§ **WRITTEN EXERCISE**: Give the count of lines in the data that include the string "this", with no added remarks.

§ **PROVIDED ENTRIES**:

▼▼▼

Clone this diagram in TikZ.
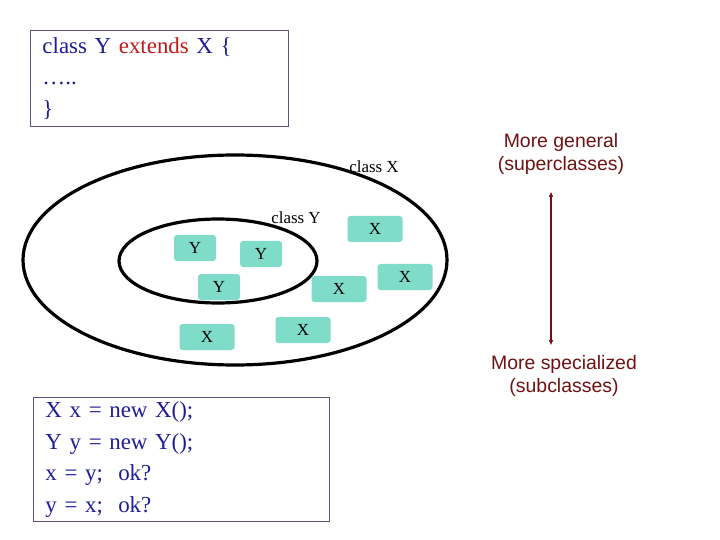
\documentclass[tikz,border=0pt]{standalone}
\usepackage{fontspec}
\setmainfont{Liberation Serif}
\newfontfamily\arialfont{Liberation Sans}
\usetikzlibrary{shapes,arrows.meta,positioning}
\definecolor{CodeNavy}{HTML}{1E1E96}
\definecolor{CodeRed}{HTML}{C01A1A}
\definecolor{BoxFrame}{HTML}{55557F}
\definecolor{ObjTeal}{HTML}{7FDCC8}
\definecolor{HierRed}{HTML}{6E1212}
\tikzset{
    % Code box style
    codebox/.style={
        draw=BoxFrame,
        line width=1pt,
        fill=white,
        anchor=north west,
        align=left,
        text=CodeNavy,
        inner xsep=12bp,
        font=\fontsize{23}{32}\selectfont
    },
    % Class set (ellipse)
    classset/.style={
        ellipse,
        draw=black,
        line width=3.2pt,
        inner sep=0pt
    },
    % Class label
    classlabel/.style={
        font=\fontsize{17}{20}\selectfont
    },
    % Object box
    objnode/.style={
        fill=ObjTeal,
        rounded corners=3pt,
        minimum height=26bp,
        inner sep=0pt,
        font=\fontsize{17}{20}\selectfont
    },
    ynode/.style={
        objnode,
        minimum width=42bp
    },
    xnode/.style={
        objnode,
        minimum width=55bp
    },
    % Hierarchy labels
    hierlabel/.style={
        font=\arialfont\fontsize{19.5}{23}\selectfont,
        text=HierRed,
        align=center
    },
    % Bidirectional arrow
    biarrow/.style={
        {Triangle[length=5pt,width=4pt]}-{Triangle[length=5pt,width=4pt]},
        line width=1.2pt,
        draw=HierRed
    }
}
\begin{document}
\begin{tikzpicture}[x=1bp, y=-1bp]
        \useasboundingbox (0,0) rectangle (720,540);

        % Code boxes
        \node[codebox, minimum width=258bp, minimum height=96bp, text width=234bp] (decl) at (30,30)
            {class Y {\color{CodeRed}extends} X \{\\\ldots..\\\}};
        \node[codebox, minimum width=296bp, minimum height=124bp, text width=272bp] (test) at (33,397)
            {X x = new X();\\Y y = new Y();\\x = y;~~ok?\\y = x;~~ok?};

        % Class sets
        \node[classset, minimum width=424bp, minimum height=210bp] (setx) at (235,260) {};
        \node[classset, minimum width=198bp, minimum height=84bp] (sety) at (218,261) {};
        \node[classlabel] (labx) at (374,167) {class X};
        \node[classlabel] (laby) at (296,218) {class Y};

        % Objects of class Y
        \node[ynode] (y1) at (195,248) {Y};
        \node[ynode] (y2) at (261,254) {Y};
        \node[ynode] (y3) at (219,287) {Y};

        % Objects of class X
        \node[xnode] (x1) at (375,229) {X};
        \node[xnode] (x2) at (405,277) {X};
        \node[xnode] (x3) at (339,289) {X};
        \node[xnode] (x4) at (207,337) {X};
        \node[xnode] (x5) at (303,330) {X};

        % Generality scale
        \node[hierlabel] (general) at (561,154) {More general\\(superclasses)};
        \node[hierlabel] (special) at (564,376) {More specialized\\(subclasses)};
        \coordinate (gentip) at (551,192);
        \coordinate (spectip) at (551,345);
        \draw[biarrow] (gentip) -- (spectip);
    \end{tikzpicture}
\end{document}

▲▲▲
▼▼▼

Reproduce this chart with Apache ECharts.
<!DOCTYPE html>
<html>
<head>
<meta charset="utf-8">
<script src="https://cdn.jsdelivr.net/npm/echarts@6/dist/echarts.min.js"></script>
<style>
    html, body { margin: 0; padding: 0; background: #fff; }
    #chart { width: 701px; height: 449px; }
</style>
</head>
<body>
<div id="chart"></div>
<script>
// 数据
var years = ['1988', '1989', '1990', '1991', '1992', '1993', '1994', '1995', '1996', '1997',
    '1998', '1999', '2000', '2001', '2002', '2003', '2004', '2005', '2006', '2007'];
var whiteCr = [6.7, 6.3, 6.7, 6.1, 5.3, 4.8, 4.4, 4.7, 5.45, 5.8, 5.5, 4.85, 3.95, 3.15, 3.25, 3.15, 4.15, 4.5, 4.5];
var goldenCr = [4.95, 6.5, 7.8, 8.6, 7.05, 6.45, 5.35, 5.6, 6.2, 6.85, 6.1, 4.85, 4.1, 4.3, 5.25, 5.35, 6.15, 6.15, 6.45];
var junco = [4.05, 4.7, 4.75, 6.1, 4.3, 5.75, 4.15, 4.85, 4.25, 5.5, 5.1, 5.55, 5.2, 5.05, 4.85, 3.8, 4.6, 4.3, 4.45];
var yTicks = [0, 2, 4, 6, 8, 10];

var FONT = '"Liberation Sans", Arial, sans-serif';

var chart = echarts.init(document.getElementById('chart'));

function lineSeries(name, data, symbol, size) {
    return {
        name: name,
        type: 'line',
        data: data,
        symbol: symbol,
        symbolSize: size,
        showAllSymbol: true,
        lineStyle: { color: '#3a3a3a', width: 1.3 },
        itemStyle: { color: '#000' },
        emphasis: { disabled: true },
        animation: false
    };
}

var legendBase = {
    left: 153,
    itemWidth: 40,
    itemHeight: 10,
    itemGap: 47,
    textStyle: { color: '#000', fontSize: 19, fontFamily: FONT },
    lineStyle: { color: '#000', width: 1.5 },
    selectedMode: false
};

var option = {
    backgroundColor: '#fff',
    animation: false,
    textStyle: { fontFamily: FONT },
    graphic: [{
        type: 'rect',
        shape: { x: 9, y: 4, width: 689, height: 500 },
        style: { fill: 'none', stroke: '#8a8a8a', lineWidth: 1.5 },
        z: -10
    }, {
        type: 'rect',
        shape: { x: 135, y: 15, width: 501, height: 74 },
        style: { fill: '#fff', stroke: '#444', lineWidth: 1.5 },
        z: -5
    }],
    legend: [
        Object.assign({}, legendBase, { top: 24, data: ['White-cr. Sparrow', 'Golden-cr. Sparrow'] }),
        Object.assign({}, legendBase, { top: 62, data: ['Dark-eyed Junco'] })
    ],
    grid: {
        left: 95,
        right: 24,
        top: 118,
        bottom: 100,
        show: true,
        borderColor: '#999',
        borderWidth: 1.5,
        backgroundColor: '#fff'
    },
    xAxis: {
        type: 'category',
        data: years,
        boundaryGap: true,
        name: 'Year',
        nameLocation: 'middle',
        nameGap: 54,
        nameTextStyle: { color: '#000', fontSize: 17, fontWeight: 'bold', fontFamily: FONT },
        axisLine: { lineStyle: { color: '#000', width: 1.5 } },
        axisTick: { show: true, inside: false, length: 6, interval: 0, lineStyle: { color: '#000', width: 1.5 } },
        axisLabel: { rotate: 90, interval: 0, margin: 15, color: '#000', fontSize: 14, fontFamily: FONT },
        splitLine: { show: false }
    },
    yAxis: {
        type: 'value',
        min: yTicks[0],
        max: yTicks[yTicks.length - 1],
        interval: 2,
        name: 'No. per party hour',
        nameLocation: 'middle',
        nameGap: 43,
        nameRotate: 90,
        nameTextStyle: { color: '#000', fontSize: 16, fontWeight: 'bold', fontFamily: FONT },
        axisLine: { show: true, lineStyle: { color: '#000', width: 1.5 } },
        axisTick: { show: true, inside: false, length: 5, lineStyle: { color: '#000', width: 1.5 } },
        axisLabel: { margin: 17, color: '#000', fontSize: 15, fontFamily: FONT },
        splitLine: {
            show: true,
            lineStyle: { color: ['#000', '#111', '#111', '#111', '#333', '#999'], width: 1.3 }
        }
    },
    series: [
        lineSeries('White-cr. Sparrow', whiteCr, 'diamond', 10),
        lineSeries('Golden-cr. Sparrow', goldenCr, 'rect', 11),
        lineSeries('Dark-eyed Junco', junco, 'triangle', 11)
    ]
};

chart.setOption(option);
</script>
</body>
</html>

▲▲▲

§ **WRITTEN ANSWER**: 2